Mark Anthony Morales, better known as Prince Markie Dee of the rap group Fat Boys, recently died at 52. The cause of his premature death remains unknown.
Days after the death of Mark Anthony Morales, the exact cause of death remains a mystery. Morales died relatively young at age 52, though autopsy results remain forthcoming and family members aren’t disclosing any details.
Morales was a hit songwriter and producer for Mary J. Blige, kicking off her career. He also produced hits for Mariah Carey, Jennifer Lopez, Craig Mack, and Marc Anthony. Beyond that, he was also a popular radio DJ in Miami from 2008 onwards. But before his career as a successful songwriter and producer, the world knew him as Prince Markie Dee of the ’80s rap group, Fat Boys.
The Fat Boys were early on the rap scene and scored a series of hit albums through the 1980s. They also appeared in the films ‘Krush Groove’ and ‘Disorderlies.’ Morales was one of the key rappers, songwriter, and producers for the group. He went on to enjoy a successful solo career with his 1992 album Free.
“Forever in my heart. Prince Markie Dee was more than a rapper; he was one of my very best and closest friends. My heart breaks today because I lost a brother,” writes his manager, Louis Gregory. “I’ll always love you, Mark, and I’ll cherish everything you taught me. Tomorrow is your birthday; swing my way, bro.”

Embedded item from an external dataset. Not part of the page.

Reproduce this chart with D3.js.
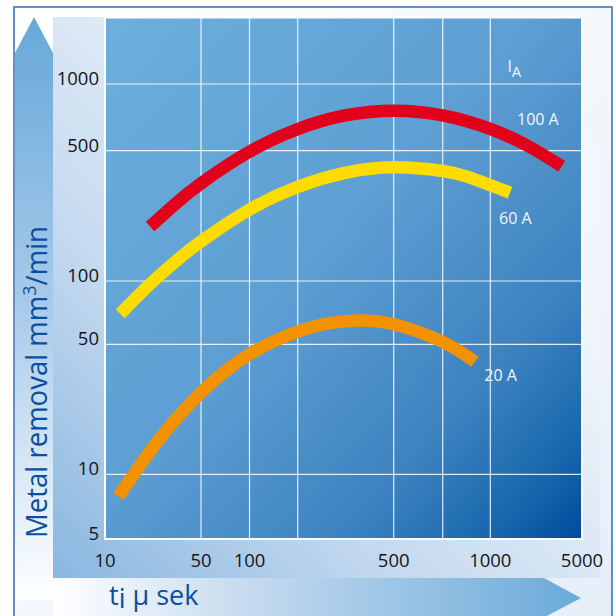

After the Fat Boys split in the early ’90s, Prince Markie Dee enjoyed a successful career as a producer.
The Brooklyn Fat Boys included Mark Anthony Morales as Prince Markie Dee, Darren Robinson (The Human Beat Box), and Damon Wimbly (Kool Rock Ski). The group rose in the industry with the help of Kurtis Blow and Russell Simmons.
The group was originally known as the Disco 3 before embracing their large physiques with their first self-titled debut album. They also grew their fanbase during the Fresh Fest tours in ’84 and ’85. Those performances also featured Blow, Run-DMC, Whodini, Grandmaster Flash, and the Furious Five.

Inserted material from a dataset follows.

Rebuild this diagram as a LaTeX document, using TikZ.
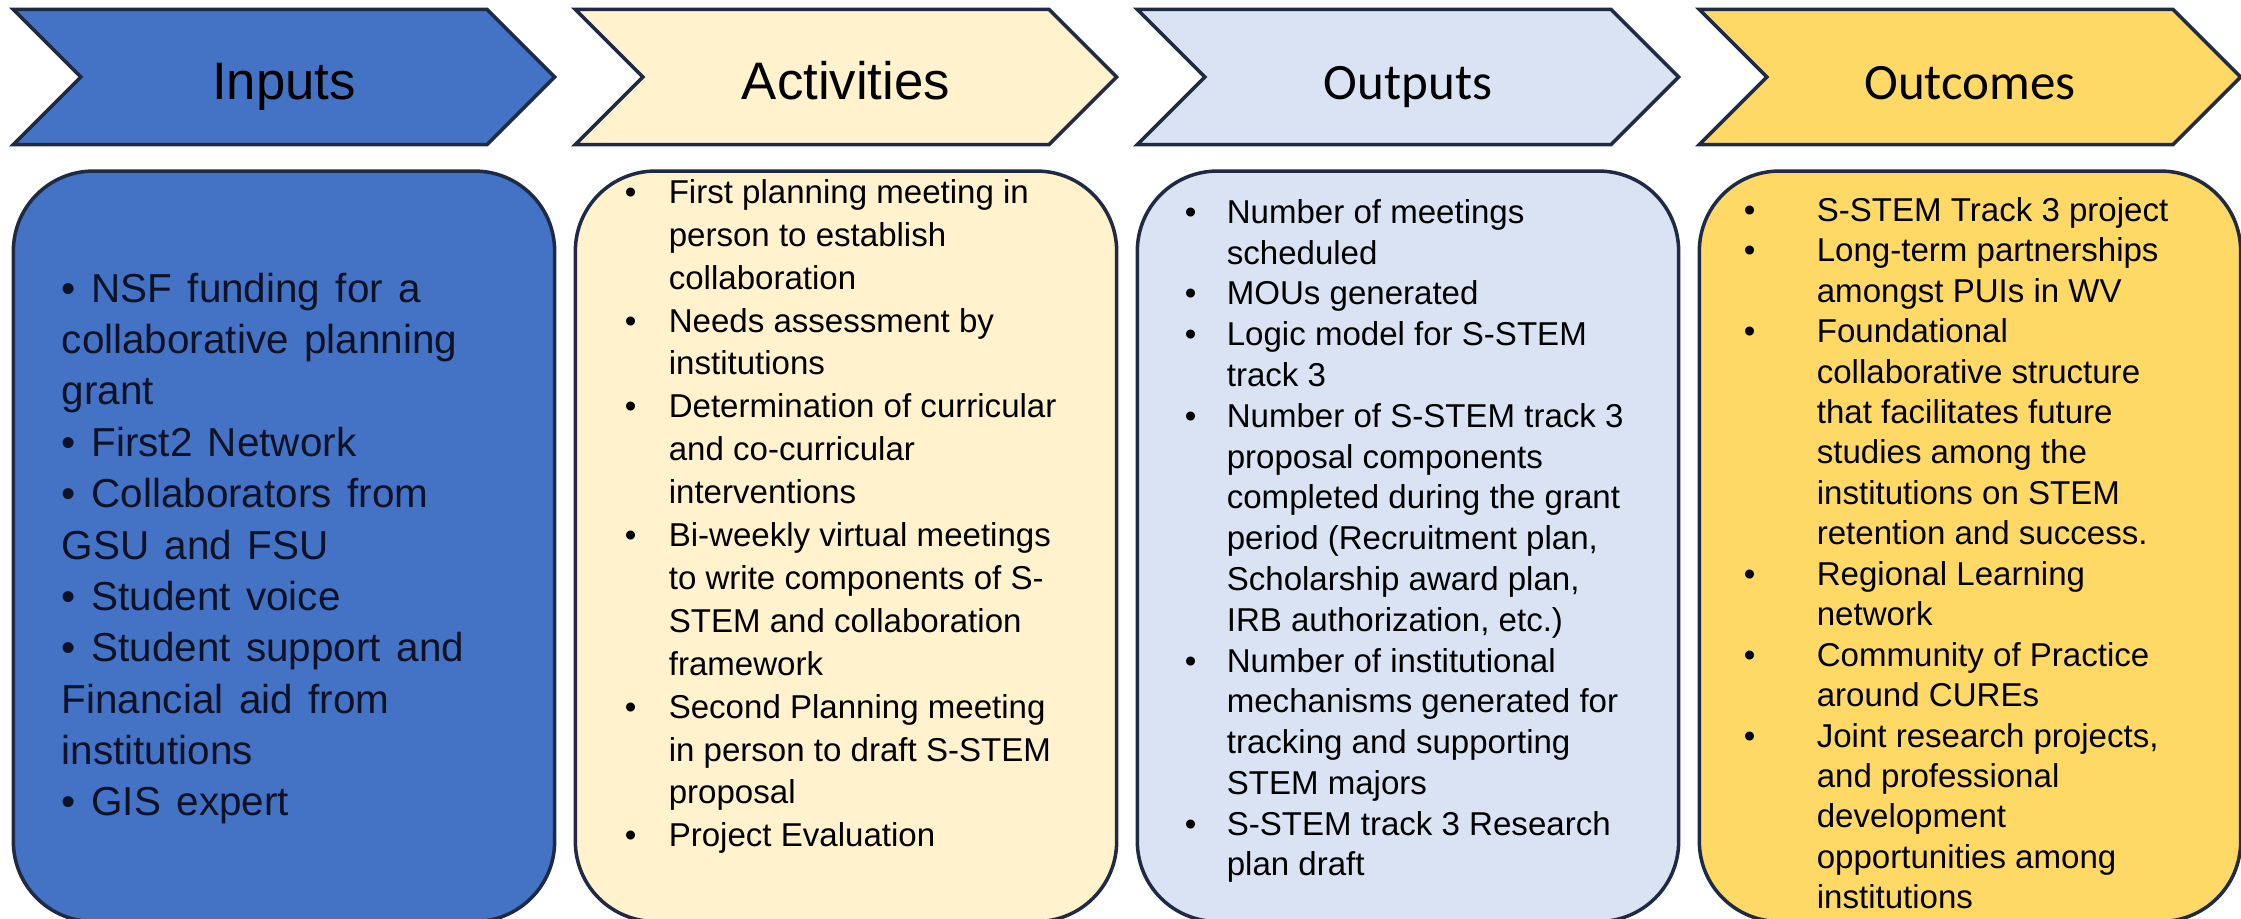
\documentclass[tikz,border=0pt]{standalone}
\usepackage{fontspec}
\setmainfont{Liberation Sans}
\newfontfamily\calibri{Carlito}
\usetikzlibrary{positioning,shapes.symbols}
\definecolor{inblue}{HTML}{4472C4}
\definecolor{actcream}{HTML}{FFF2CC}
\definecolor{outblue}{HTML}{DAE3F3}
\definecolor{outgold}{HTML}{FFD966}
\definecolor{edgeline}{HTML}{1F2A44}
\definecolor{inktext}{HTML}{0E1226}
\newcommand{\bul}{\textbullet}

\begin{document}
\begin{tikzpicture}[
  x = 0.01cm,
  y = -0.01cm,
  chev/.style = {
    draw = edgeline,
    line width = 1pt,
    signal,
    signal from = west,
    signal to = east,
    signal pointer angle = 90,
    minimum width = 5.41cm,
    minimum height = 1.35cm,
    inner sep = 0pt,
    text height = 13pt,
    text depth = 0pt,
  },
  card/.style = {
    draw = edgeline,
    line width = 1pt,
    rectangle,
    rounded corners = 0.8cm,
    minimum width = 5.41cm,
    minimum height = 7.5cm,
  },
  list/.style = {
    anchor = base west,
    inner sep = 0pt,
  },
]

  \useasboundingbox (0,0) rectangle (2241,919);

  % headings
  \node[chev, fill=inblue,   font=\fontsize{15}{18}\selectfont] (cin)  at (284,77)  {Inputs};
  \node[chev, fill=actcream, font=\fontsize{15}{18}\selectfont] (cact) at (846,77)  {Activities};
  \node[chev, fill=outblue,  font=\calibri\fontsize{14.5}{17}\selectfont] (cout) at (1408,77) {Outputs};
  \node[chev, fill=outgold,  font=\calibri\fontsize{14.5}{17}\selectfont] (ccom) at (1970,77) {Outcomes};

  % boxes
  \node[card, fill=inblue]   (bin)  [below=0.23cm of cin]  {};
  \node[card, fill=actcream] (bact) [below=0.23cm of cact] {};
  \node[card, fill=outblue]  (bout) [below=0.23cm of cout] {};
  \node[card, fill=outgold]  (bcom) [below=0.23cm of ccom] {};

  % lists
  \node[list, text=inktext, font=\fontsize{11.5}{14.6}\selectfont] (tin) at ([shift={(49.5,133)}]bin.north west) {%
    \spaceskip=4.4pt plus 1pt\relax
    \begin{tabular}[t]{@{}l@{}}
      \bul\ NSF funding for a \\
      collaborative planning \\
      grant \\
      \bul\ First2 Network \\
      \bul\ Collaborators from \\
      GSU and FSU \\
      \bul\ Student voice \\
      \bul\ Student support and \\
      Financial aid from \\
      institutions \\
      \bul\ GIS expert
    \end{tabular}};

  \node[list, font=\fontsize{9.4}{12.2}\selectfont] (tact) at ([shift={(50.5,34)}]bact.north west) {%
    \begin{tabular}[t]{@{}p{0.44cm}@{}l@{}}
      \bul & First planning meeting in \\
           & person to establish \\
           & collaboration \\
      \bul & Needs assessment by \\
           & institutions \\
      \bul & Determination of curricular \\
           & and co-curricular \\
           & interventions \\
      \bul & Bi-weekly virtual meetings \\
           & to write components of S- \\
           & STEM and collaboration \\
           & framework \\
      \bul & Second Planning meeting \\
           & in person to draft S-STEM \\
           & proposal \\
      \bul & Project Evaluation
    \end{tabular}};

  \node[list, font=\fontsize{9.4}{11.6}\selectfont] (tout) at ([shift={(48.5,54)}]bout.north west) {%
    \begin{tabular}[t]{@{}p{0.42cm}@{}l@{}}
      \bul & Number of meetings \\
           & scheduled \\
      \bul & MOUs generated \\
      \bul & Logic model for S-STEM \\
           & track 3 \\
      \bul & Number of S-STEM track 3 \\
           & proposal components \\
           & completed during the grant \\
           & period (Recruitment plan, \\
           & Scholarship award plan, \\
           & IRB authorization, etc.) \\
      \bul & Number of institutional \\
           & mechanisms generated for \\
           & tracking and supporting \\
           & STEM majors \\
      \bul & S-STEM track 3 Research \\
           & plan draft
    \end{tabular}};

  \node[list, font=\fontsize{9.4}{11.5}\selectfont] (tcom) at ([shift={(45.5,52)}]bcom.north west) {%
    \begin{tabular}[t]{@{}p{0.73cm}@{}l@{}}
      \bul & S-STEM Track 3 project \\
      \bul & Long-term partnerships \\
           & amongst PUIs in WV \\
      \bul & Foundational \\
           & collaborative structure \\
           & that facilitates future \\
           & studies among the \\
           & institutions on STEM \\
           & retention and success. \\
      \bul & Regional Learning \\
           & network \\
      \bul & Community of Practice \\
           & around CUREs \\
      \bul & Joint research projects, \\
           & and professional \\
           & development \\
           & opportunities among \\
           & institutions
    \end{tabular}};

\end{tikzpicture}
\end{document}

“They were figuratively (no weight jokes) the biggest act in hip-hop at some point in time. Like the first act that showed this culture might have some real international legs to it. Like they were so dope we just took them for granted,” Questlove wrote in an Instagram tribute to the late rapper.
“They did dope routines & dance steps; albums went gold & platinum. Did movies & tv & commercials. They explored territories for the first time that today just seems like *yawn* a Tuesday.” Rumors even suggest that Madonna wanted Fat Boys to open her 1985 “Like a Virgin” tour – but Russell Simmons put the Beastie Boys there instead.